Kleintop told audience members that he doesn’t scare investors with recession warnings, because he does not have the information to suggest it. From where he is standing now, despite COVID-19, military conflict and alarms going off, there aren’t enough ingredients to call for it. But he will be watching.
After his talk, Kleintop answered several questions from the audience and accepted a gift from Lerner Dean, Bruce Weber. He was also invited to a special event in Lerner Hall, The Transformational Experiences in Finance “State of the Economy” panel discussion.
Kleintop joined Jason Castelluccio, a 2000 graduate and portfolio manager for NuVeen, and Andy Dakos, 1988 Lerner graduate and principal for Bulldog Investors. Lerner students Brielle Glick, a junior, Keaton Stott, also a junior, and Ean Kiely, a senior, also participated.
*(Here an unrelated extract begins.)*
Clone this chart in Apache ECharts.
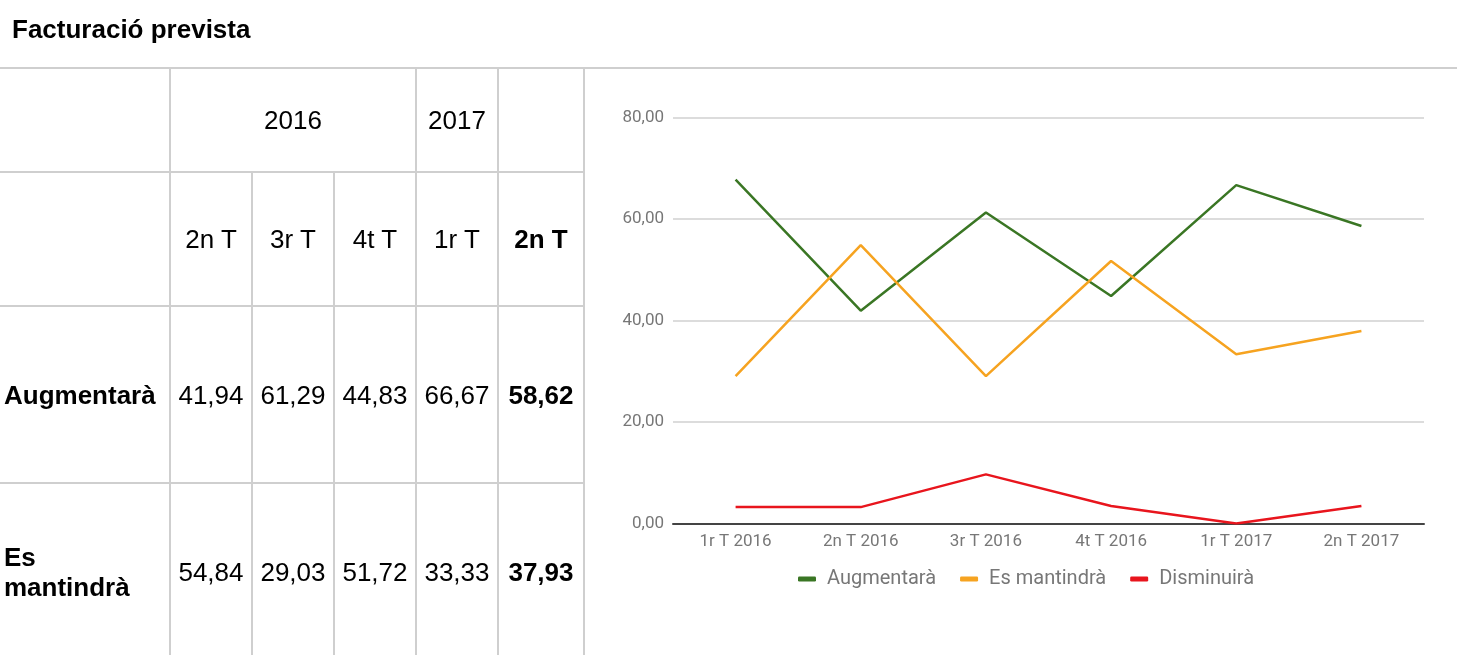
<!DOCTYPE html>
<html>
<head>
<meta charset="utf-8">
<script src="https://cdn.jsdelivr.net/npm/echarts@6/dist/echarts.min.js"></script>
<style>
  html, body { margin:0; padding:0; background:#fff; width:1457px; height:655px; overflow:hidden; }
  #chart { position:absolute; left:0; top:0; width:1457px; height:655px; }
  #table { position:absolute; left:0; top:0; width:1457px; height:655px; font-family:"Liberation Sans", Arial, sans-serif; color:#000; }
  .ln { position:absolute; background:#cfcfcf; }
  .tx { position:absolute; display:flex; align-items:center; font-size:26px; line-height:30px; white-space:nowrap; }
</style>
</head>
<body>
<div id="chart"></div>
<div id="table"></div>
<script>
// ---- data ----
const title = "Facturació prevista";
const chartCategories = ["1r T 2016", "2n T 2016", "3r T 2016", "4t T 2016", "1r T 2017", "2n T 2017"];
const seriesNames = ["Augmentarà", "Es mantindrà", "Disminuirà"];
const augmentara = [67.74, 41.94, 61.29, 44.83, 66.67, 58.62];
const esMantindra = [29.03, 54.84, 29.03, 51.72, 33.33, 37.93];
const disminuira = [3.23, 3.23, 9.68, 3.45, 0.00, 3.45];
const tableYears = ["2016", "2017", ""];
const tableQuarters = ["2n T", "3r T", "4t T", "1r T", "2n T"];
const tableRowLabels = ["Augmentarà", "Es<br>mantindrà"];
const yTicks = [0, 20, 40, 60, 80];

// ---- table (layout) ----
const tbl = document.getElementById('table');
const colX = [0, 170, 252, 334, 416, 498, 584];
const rowY = [68, 172, 306, 483, 660];
function add(cls, style, html) {
  const d = document.createElement('div');
  d.className = cls;
  Object.assign(d.style, style);
  if (html !== undefined) d.innerHTML = html;
  tbl.appendChild(d);
  return d;
}
// title
add('tx', {left:'12px', top:'14px', height:'30px', fontWeight:'bold', fontSize:'26px'}, title);
// top line across page
add('ln', {left:'0px', top:(rowY[0]-1)+'px', width:'1457px', height:'2px'});
// horizontal row lines
for (let i = 1; i < rowY.length - 1; i++) {
  add('ln', {left:'0px', top:(rowY[i]-1)+'px', width:colX[6]+'px', height:'2px'});
}
// vertical lines
const vSpans = {1:[68,655], 2:[172,655], 3:[172,655], 4:[68,655], 5:[68,655], 6:[68,655]};
for (const k in vSpans) {
  const [a,b] = vSpans[k];
  add('ln', {left:(colX[k]-1)+'px', top:a+'px', width:'2px', height:(b-a)+'px'});
}
function cell(x0, x1, y0, y1, html, opts) {
  const s = Object.assign({left:x0+'px', top:y0+'px', width:(x1-x0)+'px', height:(y1-y0)+'px', justifyContent:'center'}, opts || {});
  add('tx', s, html);
}
// years row
cell(colX[1], colX[4], rowY[0], rowY[1], tableYears[0]);
cell(colX[4], colX[5], rowY[0], rowY[1], tableYears[1]);
cell(colX[5], colX[6], rowY[0], rowY[1], tableYears[2]);
// quarters row
tableQuarters.forEach((q, i) => {
  cell(colX[i+1], colX[i+2], rowY[1], rowY[2], q, i === tableQuarters.length-1 ? {fontWeight:'bold'} : {});
});
// data rows
const tableSeries = [augmentara.slice(1), esMantindra.slice(1)];
const fmt = v => v.toFixed(2).replace('.', ',');
tableSeries.forEach((vals, r) => {
  const y0 = rowY[r+2], y1 = Math.min(rowY[r+3], 660);
  cell(colX[0] + 4, colX[1], y0, y1, tableRowLabels[r], {justifyContent:'flex-start', fontWeight:'bold', lineHeight:'30px', whiteSpace:'normal'});
  vals.forEach((v, i) => {
    cell(colX[i+1], colX[i+2], y0, y1, fmt(v), i === vals.length-1 ? {fontWeight:'bold'} : {});
  });
});

// ---- chart ----
const chart = echarts.init(document.getElementById('chart'), null, {renderer:'canvas'});
const colors = ['#3a7624', '#f6a320', '#e8151d'];
chart.setOption({
  animation: false,
  color: colors,
  textStyle: { fontFamily: 'Roboto, sans-serif' },
  grid: { left: 673, right: 33, top: 117.5, bottom: 131.5, containLabel: false },
  legend: {
    data: seriesNames,
    left: 798, top: 569,
    padding: 0,
    icon: 'roundRect',
    itemWidth: 18, itemHeight: 5,
    itemGap: 24,
    textStyle: { color: '#777', fontSize: 20, fontFamily: 'Roboto, sans-serif', padding: [0, 0, 0, 6] }
  },
  xAxis: {
    type: 'category',
    data: chartCategories,
    boundaryGap: true,
    axisLine: { lineStyle: { color: '#444', width: 2 } },
    axisTick: { show: false },
    axisLabel: { color: '#777', fontSize: 17, margin: 10 }
  },
  yAxis: {
    type: 'value',
    min: yTicks[0], max: yTicks[yTicks.length-1], interval: 20,
    axisLine: { show: false },
    axisTick: { show: false },
    splitLine: { lineStyle: { color: '#dcdcdc', width: 2 } },
    axisLabel: { color: '#777', fontSize: 17, margin: 9, formatter: v => v.toFixed(2).replace('.', ',') }
  },
  series: [
    { name: seriesNames[0], type: 'line', data: augmentara, symbol: 'none', lineStyle: { width: 2.5 } },
    { name: seriesNames[1], type: 'line', data: esMantindra, symbol: 'none', lineStyle: { width: 2.5 } },
    { name: seriesNames[2], type: 'line', data: disminuira, symbol: 'none', lineStyle: { width: 2.5 } }
  ]
});
</script>
</body>
</html>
The panel was followed by a networking reception also in the Lerner Atrium.
About the Chaplin Tyler Lecture
The Chaplin Tyler Executive Leadership Lecture Series in UD’s Alfred Lerner College of Business and Economics brings leaders from business, nonprofit organizations and government to campus to share their experiences and insights with students, faculty and the business community in an open exchange of ideas and perspectives.
The series, which is supported by the Chaplin Tyler Endowment Fund, is dedicated to the memory of Chap and Elizabeth Tyler, their commitment to education and their determination to help young people achieve success in the business world.